» Problem statement: From the very first line of the data to the line containing "from matplotlib.lines import Line2D", retype everything exactly, leaving the pictures behind.

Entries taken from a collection
━━━
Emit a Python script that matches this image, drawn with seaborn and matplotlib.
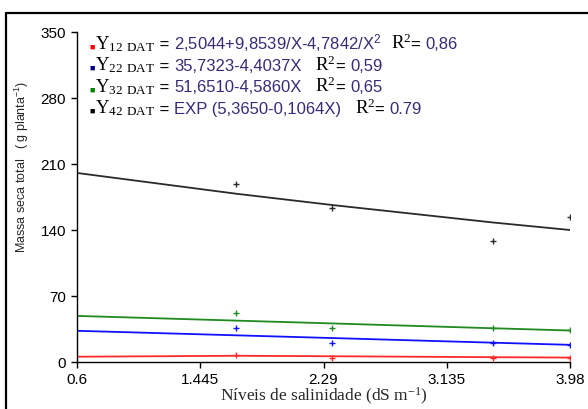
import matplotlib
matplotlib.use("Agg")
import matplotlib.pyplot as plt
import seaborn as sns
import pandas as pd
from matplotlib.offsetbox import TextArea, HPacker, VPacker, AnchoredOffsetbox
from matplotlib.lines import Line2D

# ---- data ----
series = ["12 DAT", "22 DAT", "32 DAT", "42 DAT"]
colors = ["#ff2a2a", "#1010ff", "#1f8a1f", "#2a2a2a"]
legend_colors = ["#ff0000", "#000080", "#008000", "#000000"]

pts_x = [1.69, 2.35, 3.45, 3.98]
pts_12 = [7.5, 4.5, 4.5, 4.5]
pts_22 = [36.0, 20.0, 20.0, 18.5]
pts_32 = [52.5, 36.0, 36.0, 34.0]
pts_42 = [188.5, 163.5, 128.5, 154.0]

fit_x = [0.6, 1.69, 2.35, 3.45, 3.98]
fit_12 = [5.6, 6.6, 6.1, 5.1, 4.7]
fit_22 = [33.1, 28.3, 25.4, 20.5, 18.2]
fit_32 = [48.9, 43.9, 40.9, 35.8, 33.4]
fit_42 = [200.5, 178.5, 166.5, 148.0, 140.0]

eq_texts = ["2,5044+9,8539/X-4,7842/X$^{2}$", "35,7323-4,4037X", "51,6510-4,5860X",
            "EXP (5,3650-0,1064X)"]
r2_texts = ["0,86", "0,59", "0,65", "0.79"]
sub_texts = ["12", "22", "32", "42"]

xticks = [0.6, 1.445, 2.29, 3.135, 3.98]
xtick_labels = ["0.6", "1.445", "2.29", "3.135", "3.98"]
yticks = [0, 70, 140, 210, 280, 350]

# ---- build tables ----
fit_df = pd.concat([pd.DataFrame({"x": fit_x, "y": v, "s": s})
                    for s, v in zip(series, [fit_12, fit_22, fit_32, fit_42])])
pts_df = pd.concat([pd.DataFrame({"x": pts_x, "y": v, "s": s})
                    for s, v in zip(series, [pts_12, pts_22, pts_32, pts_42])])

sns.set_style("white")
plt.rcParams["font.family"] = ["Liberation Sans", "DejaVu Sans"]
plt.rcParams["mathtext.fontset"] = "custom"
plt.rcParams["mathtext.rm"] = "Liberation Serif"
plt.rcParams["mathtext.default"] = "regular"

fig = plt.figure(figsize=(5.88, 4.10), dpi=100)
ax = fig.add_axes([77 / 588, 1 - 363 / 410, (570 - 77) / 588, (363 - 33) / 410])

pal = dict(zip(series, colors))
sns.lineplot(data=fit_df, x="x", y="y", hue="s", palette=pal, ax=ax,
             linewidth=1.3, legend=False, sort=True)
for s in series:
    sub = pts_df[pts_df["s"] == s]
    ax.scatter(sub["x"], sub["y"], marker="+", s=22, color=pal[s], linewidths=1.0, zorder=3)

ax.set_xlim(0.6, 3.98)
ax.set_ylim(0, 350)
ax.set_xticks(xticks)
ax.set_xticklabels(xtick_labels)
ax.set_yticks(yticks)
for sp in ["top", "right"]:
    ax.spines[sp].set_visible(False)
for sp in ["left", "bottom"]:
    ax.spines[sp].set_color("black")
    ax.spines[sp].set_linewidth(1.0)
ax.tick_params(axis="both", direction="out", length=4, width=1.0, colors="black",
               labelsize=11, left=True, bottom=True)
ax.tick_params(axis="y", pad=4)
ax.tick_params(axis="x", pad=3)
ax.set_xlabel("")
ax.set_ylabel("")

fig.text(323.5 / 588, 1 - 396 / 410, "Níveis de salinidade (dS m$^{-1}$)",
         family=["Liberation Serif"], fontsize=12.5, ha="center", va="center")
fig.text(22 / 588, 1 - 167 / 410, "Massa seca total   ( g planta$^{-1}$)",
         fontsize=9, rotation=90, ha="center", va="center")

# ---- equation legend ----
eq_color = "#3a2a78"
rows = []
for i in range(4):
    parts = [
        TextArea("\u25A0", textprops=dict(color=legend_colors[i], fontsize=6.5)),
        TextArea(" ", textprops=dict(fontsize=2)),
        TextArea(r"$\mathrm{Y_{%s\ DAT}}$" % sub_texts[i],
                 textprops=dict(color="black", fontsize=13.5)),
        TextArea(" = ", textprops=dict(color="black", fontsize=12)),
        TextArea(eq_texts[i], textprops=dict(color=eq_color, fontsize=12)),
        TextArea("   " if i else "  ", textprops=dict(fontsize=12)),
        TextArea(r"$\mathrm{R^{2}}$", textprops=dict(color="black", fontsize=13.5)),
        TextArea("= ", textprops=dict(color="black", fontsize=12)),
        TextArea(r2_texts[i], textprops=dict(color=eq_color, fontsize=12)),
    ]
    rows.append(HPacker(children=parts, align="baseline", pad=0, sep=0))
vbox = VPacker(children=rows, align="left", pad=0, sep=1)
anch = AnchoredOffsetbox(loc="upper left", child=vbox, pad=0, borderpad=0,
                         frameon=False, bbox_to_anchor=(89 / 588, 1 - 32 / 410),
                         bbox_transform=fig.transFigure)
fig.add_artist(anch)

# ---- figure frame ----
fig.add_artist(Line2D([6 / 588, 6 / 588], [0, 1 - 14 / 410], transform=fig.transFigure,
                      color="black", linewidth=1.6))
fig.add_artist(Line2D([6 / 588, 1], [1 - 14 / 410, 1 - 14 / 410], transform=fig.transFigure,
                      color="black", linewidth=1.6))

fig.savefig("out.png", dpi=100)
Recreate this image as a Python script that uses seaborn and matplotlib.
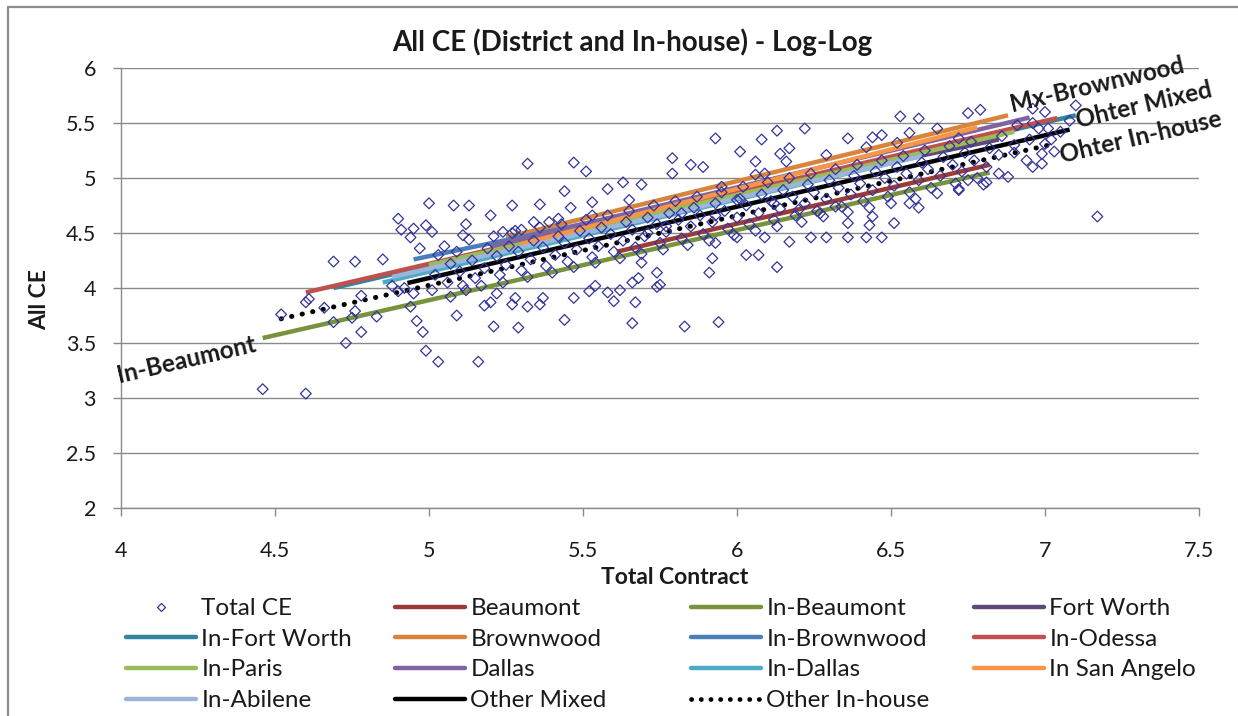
━━━
» Problem solution:
Emit a Python script that matches this image, drawn with seaborn and matplotlib.
import matplotlib
matplotlib.use("Agg")
import matplotlib.pyplot as plt
import seaborn as sns
import pandas as pd
from matplotlib.offsetbox import TextArea, HPacker, VPacker, AnchoredOffsetbox
from matplotlib.lines import Line2D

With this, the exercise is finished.